Let $(\Omega ,\mathcal F,\mathbb P)$ a probability space, $(\mathcal F_t)$ a filtration and $B$ a Brownian motion adapted to the filtration. Let denote $\mathcal V(0,T)$ the space of function $f: [0,T]\times \Omega \to \mathbb R$ s.t.
$(i)$ $f(t,\cdot )$ is $\mathcal F_t$ for all $t\in [0,T]$,
$(ii)$ $f$ is progressively measurable, i.e. $f:[0,t]\times \Omega \to \mathbb R$ is $\mathcal B([0,t])\otimes \Omega $ measurable for all $0\leq t\leq T$
$(iii)$ $\mathbb E\left[\int_0^T f(t,\cdot )^2\,\mathrm d t\right]<\infty $
Then, stochastic integral is well defined for all $f\in \mathcal V(0,T)$.

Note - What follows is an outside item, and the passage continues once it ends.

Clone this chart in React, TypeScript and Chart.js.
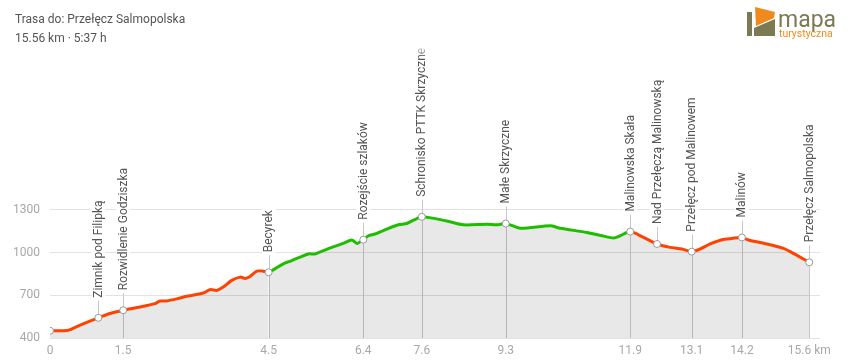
import React, { useEffect, useRef } from "react";
import { Chart, registerables } from "chart.js";

Chart.register(...registerables);

// Elevation profile (distance km, elevation m)
const profileKm = [0, 0.375, 0.615, 0.99, 1.23, 1.5, 1.845, 2.15, 2.255, 2.39, 2.665, 2.8, 3.14, 3.28, 3.42, 3.55, 3.725, 3.895, 4.0, 4.1, 4.24, 4.37, 4.48,
  4.78, 4.955, 5.295, 5.43, 5.775, 6.01, 6.185, 6.29, 6.42, 6.525, 6.66, 6.9, 7.14, 7.31, 7.45, 7.62,
  8.13, 8.47, 8.95, 9.155, 9.34, 9.635, 10.25, 10.455, 11.0, 11.31, 11.55, 11.685, 11.89,
  12.165, 12.44, 12.71, 12.95, 13.15, 13.325, 13.53, 13.77, 13.975, 14.18, 14.315, 14.69, 15.03, 15.17, 15.56];
const profileElev = [451, 455, 491, 542, 572, 595, 618, 642, 660, 660, 681, 693, 716, 740, 735, 758, 805, 828, 819, 833, 870, 870, 862,
  921, 944, 991, 991, 1037, 1065, 1089, 1065, 1091, 1119, 1131, 1165, 1196, 1205, 1228, 1252,
  1223, 1196, 1200, 1196, 1205, 1172, 1189, 1172, 1142, 1119, 1103, 1119, 1148,
  1107, 1061, 1037, 1026, 1007, 1026, 1061, 1091, 1100, 1107, 1089, 1061, 1030, 1007, 932];

// Waypoints
const waypointNames = ["", "Zimnik pod Filipką", "Rozwidlenie Godziszka", "Becyrek", "Rozejście szlaków", "Schronisko PTTK Skrzyczne",
  "Małe Skrzyczne", "Malinowska Skała", "Nad Przełęczą Malinowską", "Przełęcz pod Malinowem", "Malinów", "Przełęcz Salmopolska"];
const waypointKm = [0, 0.99, 1.5, 4.48, 6.42, 7.62, 9.34, 11.89, 12.44, 13.15, 14.18, 15.56];
const waypointElev = [451, 542, 595, 862, 1091, 1252, 1205, 1148, 1061, 1007, 1107, 932];

// X tick labels (at waypoints)
const xTickKm = [0, 1.5, 4.48, 6.42, 7.62, 9.34, 11.89, 13.15, 14.18, 15.56];
const xTickLabels = ["0", "1.5", "4.5", "6.4", "7.6", "9.3", "11.9", "13.1", "14.2", "15.6 km"];
const yTicks = [400, 700, 1000, 1300];

const greenFromKm = 4.48;
const greenToKm = 11.89;

const RED = "#ff4200";
const GREEN = "#1ebd00";
const FONT = "Roboto, 'Noto Sans', sans-serif";

export default function App() {
  const ref = useRef<HTMLCanvasElement>(null);

  useEffect(() => {
    const canvas = ref.current!;
    const waypointPlugin = {
      id: "waypoints",
      beforeDatasetsDraw(chart: any) {
        const { ctx, chartArea, scales } = chart;
        ctx.save();
        ctx.strokeStyle = "#c8c8c8";
        ctx.lineWidth = 1;
        waypointKm.forEach((km, i) => {
          if (!waypointNames[i]) return;
          const x = Math.round(scales.x.getPixelForValue(km)) + 0.5;
          const y = scales.y.getPixelForValue(waypointElev[i]);
          const ticked = xTickKm.includes(km);
          ctx.beginPath();
          ctx.moveTo(x, ticked ? chartArea.bottom : y);
          ctx.lineTo(x, y - 17);
          ctx.stroke();
        });
        ctx.restore();
      },
      afterDatasetsDraw(chart: any) {
        const { ctx, scales } = chart;
        ctx.save();
        ctx.beginPath();
        ctx.rect(0, 44, 850, 362);
        ctx.clip();
        ctx.font = `12px ${FONT}`;
        ctx.textBaseline = "middle";
        ctx.textAlign = "left";
        waypointKm.forEach((km, i) => {
          const name = waypointNames[i];
          if (!name) return;
          const x = scales.x.getPixelForValue(km);
          const y = scales.y.getPixelForValue(waypointElev[i]);
          const w = ctx.measureText(name).width;
          ctx.save();
          ctx.translate(x, y - 20);
          ctx.rotate(-Math.PI / 2);
          ctx.fillStyle = "#ffffff";
          ctx.fillRect(-2, -7, w + 4, 14);
          ctx.fillStyle = "#555555";
          ctx.fillText(name, 0, 0.5);
          ctx.restore();
        });
        ctx.restore();
        // fade at the top
        const g = ctx.createLinearGradient(0, 44, 0, 58);
        g.addColorStop(0, "rgba(255,255,255,1)");
        g.addColorStop(1, "rgba(255,255,255,0)");
        ctx.save();
        ctx.fillStyle = g;
        ctx.fillRect(200, 44, 640, 14);
        ctx.restore();
      },
    };

    const chart = new Chart(canvas, {
      type: "line",
      data: {
        datasets: [
          {
            type: "scatter",
            data: waypointKm.map((x, i) => ({ x, y: waypointElev[i] })),
            pointRadius: 3.5,
            pointBackgroundColor: "#ffffff",
            pointBorderColor: "#9a9a9a",
            pointBorderWidth: 1,
            showLine: false,
          },
          {
            type: "line",
            data: profileKm.map((x, i) => ({ x, y: profileElev[i] })),
            borderColor: RED,
            borderWidth: 3,
            pointRadius: 0,
            tension: 0.25,
            fill: "start",
            backgroundColor: "rgba(0,0,0,0.09)",
            segment: {
              borderColor: (c: any) =>
                c.p0.parsed.x >= greenFromKm - 0.001 && c.p0.parsed.x < greenToKm - 0.001 ? GREEN : RED,
            },
          },
        ],
      },
      options: {
        responsive: false,
        animation: false,
        layout: { padding: { top: 45, right: 30, bottom: 0, left: 0 } },
        plugins: { legend: { display: false }, tooltip: { enabled: false } },
        scales: {
          x: {
            type: "linear",
            min: 0,
            max: 15.78,
            grid: { display: false, drawTicks: false },
            border: { display: false },
            afterBuildTicks: (s: any) => {
              s.ticks = xTickKm.map((v) => ({ value: v }));
            },
            afterFit: (s: any) => {
              s.height = 24;
            },
            ticks: {
              autoSkip: false,
              maxRotation: 0,
              padding: 6,
              color: "#a8a8a8",
              font: { family: FONT, size: 12 },
              callback: (v: any) => {
                const idx = xTickKm.indexOf(Number(v));
                return idx >= 0 ? xTickLabels[idx] : "";
              },
            },
          },
          y: {
            type: "linear",
            min: 400,
            max: 2460,
            grid: { color: "#e2e2e2", drawTicks: false },
            border: { display: false },
            afterBuildTicks: (s: any) => {
              s.ticks = yTicks.map((v) => ({ value: v }));
            },
            afterFit: (s: any) => {
              s.width = 50;
            },
            ticks: {
              padding: 10,
              color: "#a8a8a8",
              font: { family: FONT, size: 12 },
              callback: (v: any) => String(v),
            },
          },
        },
      },
      plugins: [waypointPlugin],
    });
    return () => chart.destroy();
  }, []);

  return (
    <div style={{ position: "absolute", left: 0, top: 0, width: 850, height: 362, background: "#fff", fontFamily: FONT }}>
      <canvas ref={ref} width={850} height={362} style={{ position: "absolute", left: 0, top: 0 }} />
      <div style={{ position: "absolute", left: 15, top: 10, fontSize: 12, lineHeight: "19px", color: "#555" }}>
        <div>Trasa do: Przełęcz Salmopolska</div>
        <div>15.56 km · 5:37 h</div>
      </div>
      <svg width={100} height={45} style={{ position: "absolute", left: 745, top: 0 }}>
        <rect x={2} y={12} width={28} height={24} fill="#7b7a52" />
        <polygon points="8,6 31,11 30,19 9,28" fill="#ffffff" />
        <polygon points="10,7 30,12 29,18 11,26" fill="#f08a1c" />
        <rect x={7} y={12} width={2} height={24} fill="#ffffff" />
        <text x={33} y={27} fontFamily={FONT} fontSize={23} fill="#7b7a52">mapa</text>
        <text x={34} y={37} fontFamily={FONT} fontSize={10.5} fill="#f08a1c">turystyczna</text>
      </svg>
    </div>
  );
}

Interpretation of these condition
As I understand (i), it comes from the fact that in the construction of the Itô integral, if $\Pi:0=t_0<t_1<...<t_n=T$ is a partition of $[0,T]$, in $$\sum_{k=0}^{n-1}f(t_i,\cdot )B_{t_{i+1}}-B_{t_i})\tag{*}$$ that $B_{t_{i+1}}-B_{t_i}$ and $f(t_i,\cdot )$ are independent.
Since the convergence of the sum $(*)$ is in $L^2(\Omega )$, so of course $\int_0^T f(t,\cdot )\,\mathrm d B_t\in L^2(\Omega )$. But in the other hand, $\int_0^T f(t,\cdot )\,\mathrm d B_t\in L^2(\Omega )$ if and only if $$\mathbb E\left[\left(\int_0^Tf(t,\infty )\,\mathrm d t\right)^2\right]=\mathbb E\left[\int_0^T f(t,\omega )^2\,\mathrm d t\right].$$ So, for $\int_0^T f(t,\cdot )\,\mathrm d B_t$ to be well define, we need $$\mathbb E\left[\int_0^T f(t,\cdot )^2\,\mathrm d t\right]<\infty,$$ that's why we need $(iii)$.
Question
1) Are my interpretations corrects ?
2) Now, why do we need $(ii)$ ? i.e. Why progressively measurable is important ?
P.S. I know that we can define Itô integral to a larger class of function that $\mathcal V(0,T)$, so no need to tell me that not only function of $\mathcal V(0,T)$ make the Itô integral well defined.